● What is required
Search the data for the word "this". Reproduce every line where it is found.

● Information shown
------------------------------

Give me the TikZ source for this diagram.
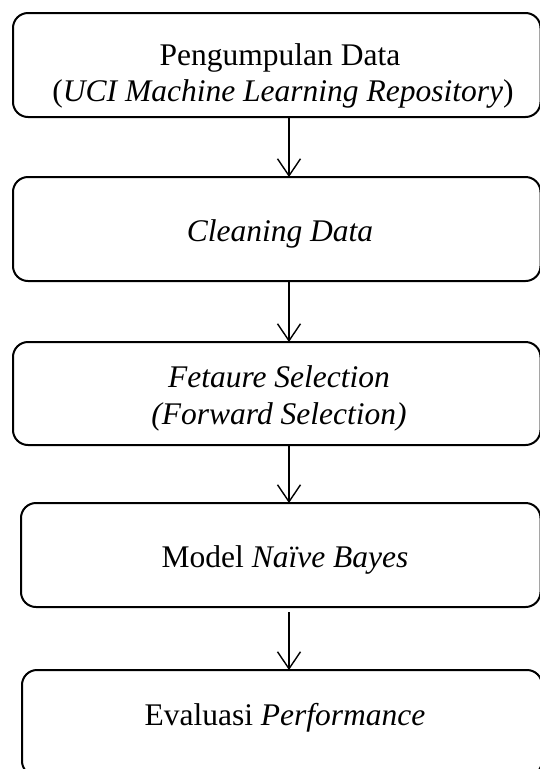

------------------------------

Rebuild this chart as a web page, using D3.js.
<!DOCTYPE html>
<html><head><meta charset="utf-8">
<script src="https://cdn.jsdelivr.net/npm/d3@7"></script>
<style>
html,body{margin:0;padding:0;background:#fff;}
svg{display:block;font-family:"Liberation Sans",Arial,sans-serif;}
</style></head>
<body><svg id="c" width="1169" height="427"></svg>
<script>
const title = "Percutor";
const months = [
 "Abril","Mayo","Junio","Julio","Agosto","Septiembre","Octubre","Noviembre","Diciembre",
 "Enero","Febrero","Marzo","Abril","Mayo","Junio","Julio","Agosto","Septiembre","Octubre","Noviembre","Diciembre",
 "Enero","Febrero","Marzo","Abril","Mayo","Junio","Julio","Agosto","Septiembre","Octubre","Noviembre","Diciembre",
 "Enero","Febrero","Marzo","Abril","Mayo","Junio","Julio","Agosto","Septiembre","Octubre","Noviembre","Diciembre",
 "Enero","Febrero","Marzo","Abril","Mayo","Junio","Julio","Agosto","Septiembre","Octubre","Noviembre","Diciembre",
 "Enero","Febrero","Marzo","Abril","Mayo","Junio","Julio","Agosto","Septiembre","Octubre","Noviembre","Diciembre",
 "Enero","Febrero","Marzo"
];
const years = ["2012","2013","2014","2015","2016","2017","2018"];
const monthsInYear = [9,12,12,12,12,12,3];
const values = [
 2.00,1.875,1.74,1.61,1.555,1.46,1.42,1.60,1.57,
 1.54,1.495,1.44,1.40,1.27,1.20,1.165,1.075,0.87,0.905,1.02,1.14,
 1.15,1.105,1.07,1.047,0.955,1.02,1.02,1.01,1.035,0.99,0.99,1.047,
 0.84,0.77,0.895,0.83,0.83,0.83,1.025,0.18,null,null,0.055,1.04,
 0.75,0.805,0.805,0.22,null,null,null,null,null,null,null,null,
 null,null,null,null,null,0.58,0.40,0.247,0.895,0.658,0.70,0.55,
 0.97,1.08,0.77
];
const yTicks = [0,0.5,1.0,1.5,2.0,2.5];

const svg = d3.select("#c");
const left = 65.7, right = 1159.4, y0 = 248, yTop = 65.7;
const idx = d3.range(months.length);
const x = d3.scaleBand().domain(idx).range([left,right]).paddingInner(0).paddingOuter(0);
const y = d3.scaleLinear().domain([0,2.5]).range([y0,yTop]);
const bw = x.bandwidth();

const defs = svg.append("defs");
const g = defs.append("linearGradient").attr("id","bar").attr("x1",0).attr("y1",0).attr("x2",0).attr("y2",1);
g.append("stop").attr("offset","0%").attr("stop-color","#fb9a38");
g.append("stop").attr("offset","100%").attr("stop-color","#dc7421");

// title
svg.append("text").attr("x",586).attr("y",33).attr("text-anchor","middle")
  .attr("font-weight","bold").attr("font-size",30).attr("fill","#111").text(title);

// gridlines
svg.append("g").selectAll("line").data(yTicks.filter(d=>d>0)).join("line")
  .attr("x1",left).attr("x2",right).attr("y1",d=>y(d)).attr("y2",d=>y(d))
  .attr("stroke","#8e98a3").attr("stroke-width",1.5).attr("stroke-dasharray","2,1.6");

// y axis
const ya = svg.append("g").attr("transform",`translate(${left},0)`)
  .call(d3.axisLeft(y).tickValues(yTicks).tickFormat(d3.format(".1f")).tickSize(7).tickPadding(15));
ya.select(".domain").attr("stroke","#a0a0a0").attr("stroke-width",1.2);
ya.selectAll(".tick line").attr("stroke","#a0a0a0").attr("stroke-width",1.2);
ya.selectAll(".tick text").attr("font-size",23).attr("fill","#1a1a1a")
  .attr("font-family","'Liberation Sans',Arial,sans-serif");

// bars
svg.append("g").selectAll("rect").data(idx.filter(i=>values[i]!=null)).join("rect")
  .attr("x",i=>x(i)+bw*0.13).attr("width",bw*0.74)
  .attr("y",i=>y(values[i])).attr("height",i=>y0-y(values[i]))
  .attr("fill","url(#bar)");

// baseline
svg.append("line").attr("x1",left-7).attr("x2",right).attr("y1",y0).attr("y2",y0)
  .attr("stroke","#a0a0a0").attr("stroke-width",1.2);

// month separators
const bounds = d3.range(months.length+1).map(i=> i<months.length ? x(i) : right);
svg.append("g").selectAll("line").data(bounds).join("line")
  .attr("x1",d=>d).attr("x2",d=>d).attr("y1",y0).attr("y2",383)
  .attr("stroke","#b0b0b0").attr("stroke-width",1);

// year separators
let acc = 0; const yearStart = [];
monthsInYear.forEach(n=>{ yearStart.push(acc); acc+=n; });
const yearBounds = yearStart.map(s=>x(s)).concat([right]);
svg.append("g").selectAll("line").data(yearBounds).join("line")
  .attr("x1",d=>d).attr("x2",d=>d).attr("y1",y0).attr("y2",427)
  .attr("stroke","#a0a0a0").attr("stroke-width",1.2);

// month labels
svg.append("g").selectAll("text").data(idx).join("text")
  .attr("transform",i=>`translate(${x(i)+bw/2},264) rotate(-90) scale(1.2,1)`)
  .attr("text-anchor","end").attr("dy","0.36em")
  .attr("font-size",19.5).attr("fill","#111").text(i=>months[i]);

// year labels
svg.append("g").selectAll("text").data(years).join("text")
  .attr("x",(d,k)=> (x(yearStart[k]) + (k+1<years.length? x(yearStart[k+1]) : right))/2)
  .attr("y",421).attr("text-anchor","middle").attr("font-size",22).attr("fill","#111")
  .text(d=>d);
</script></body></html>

------------------------------

● Response to the exercise
Give me the TikZ source for this diagram.
Rebuild this chart as a web page, using D3.js.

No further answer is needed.